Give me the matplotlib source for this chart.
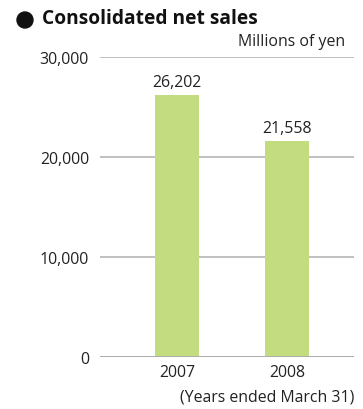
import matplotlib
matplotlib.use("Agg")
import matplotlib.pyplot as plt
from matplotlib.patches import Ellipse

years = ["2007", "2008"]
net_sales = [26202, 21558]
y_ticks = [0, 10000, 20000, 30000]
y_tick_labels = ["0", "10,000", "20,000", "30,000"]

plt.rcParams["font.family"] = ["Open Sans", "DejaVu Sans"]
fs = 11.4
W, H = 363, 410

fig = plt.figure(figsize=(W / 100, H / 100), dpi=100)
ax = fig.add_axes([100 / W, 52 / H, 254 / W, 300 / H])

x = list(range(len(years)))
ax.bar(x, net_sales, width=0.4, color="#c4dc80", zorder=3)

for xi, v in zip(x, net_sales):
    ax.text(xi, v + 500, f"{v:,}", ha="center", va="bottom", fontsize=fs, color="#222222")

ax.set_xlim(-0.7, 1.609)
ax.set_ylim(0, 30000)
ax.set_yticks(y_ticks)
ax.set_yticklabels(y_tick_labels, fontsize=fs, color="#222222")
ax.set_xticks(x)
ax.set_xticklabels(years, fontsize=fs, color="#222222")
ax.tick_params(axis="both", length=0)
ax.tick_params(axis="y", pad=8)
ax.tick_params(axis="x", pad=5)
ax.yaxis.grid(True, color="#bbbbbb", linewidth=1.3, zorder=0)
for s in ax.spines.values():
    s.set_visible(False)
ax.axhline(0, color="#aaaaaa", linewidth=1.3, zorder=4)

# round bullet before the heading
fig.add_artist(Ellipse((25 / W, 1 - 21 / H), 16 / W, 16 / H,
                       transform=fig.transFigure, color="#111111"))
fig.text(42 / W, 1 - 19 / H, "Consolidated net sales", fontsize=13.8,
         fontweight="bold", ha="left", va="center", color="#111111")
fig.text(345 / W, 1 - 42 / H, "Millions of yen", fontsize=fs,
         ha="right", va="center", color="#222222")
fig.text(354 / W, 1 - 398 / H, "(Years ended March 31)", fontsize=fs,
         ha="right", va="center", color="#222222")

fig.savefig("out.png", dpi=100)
------------------------------------------------------------
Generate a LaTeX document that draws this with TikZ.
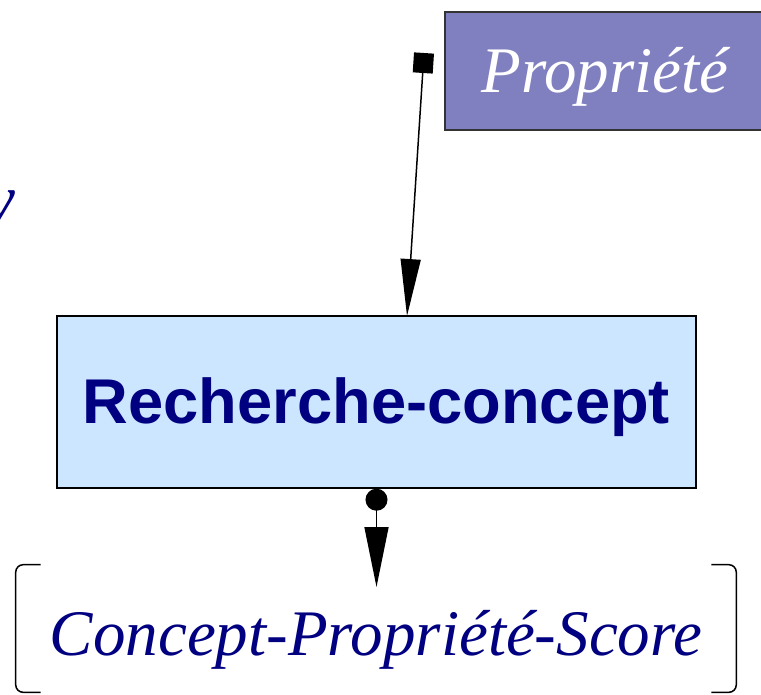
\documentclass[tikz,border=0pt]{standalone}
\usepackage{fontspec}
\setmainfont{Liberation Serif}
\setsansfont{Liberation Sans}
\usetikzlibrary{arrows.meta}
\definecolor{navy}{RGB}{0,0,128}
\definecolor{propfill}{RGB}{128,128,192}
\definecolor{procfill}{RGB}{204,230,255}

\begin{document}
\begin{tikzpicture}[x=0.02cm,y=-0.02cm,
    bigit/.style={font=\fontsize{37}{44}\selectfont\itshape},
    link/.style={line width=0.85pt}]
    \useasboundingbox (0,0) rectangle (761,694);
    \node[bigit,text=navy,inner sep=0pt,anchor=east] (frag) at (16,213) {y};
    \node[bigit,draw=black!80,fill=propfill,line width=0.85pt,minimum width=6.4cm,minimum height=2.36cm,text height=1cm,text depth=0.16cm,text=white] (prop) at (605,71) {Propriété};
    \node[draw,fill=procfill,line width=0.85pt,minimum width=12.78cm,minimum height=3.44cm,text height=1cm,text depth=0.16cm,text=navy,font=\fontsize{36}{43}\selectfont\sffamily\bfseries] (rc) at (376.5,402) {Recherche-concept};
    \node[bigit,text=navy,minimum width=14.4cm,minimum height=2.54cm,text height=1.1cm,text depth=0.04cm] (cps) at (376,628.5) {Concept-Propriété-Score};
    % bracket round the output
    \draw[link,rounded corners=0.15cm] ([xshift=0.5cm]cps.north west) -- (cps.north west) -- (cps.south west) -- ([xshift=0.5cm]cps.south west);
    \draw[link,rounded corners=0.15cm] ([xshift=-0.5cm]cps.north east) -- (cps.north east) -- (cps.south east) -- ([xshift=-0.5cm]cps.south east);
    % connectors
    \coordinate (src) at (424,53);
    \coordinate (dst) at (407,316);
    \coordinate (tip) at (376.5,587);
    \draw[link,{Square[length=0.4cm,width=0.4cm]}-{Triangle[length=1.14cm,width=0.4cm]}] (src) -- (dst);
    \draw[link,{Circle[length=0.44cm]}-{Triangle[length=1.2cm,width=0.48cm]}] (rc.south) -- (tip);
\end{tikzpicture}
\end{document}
------------------------------------------------------------
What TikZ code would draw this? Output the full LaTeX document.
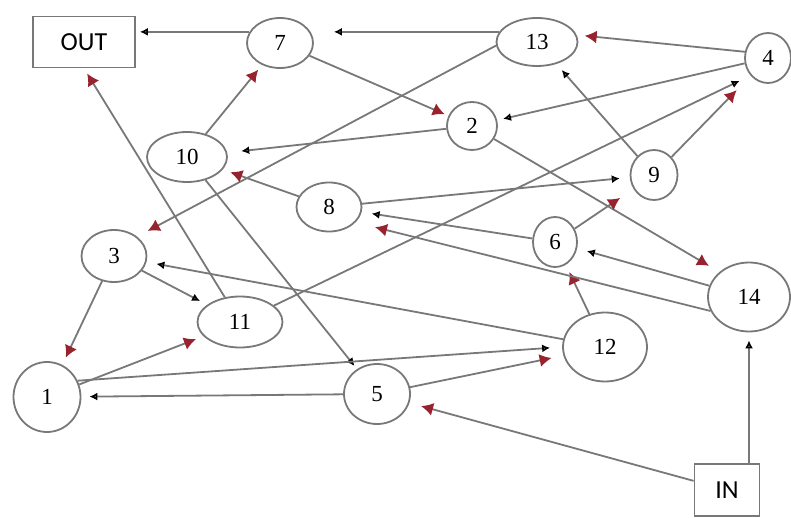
------------------------------------------------------------
Check each line of the entries for the string "LaTeX". Copy the lines that have it.

Generate a LaTeX document that draws this with TikZ.
What TikZ code would draw this? Output the full LaTeX document.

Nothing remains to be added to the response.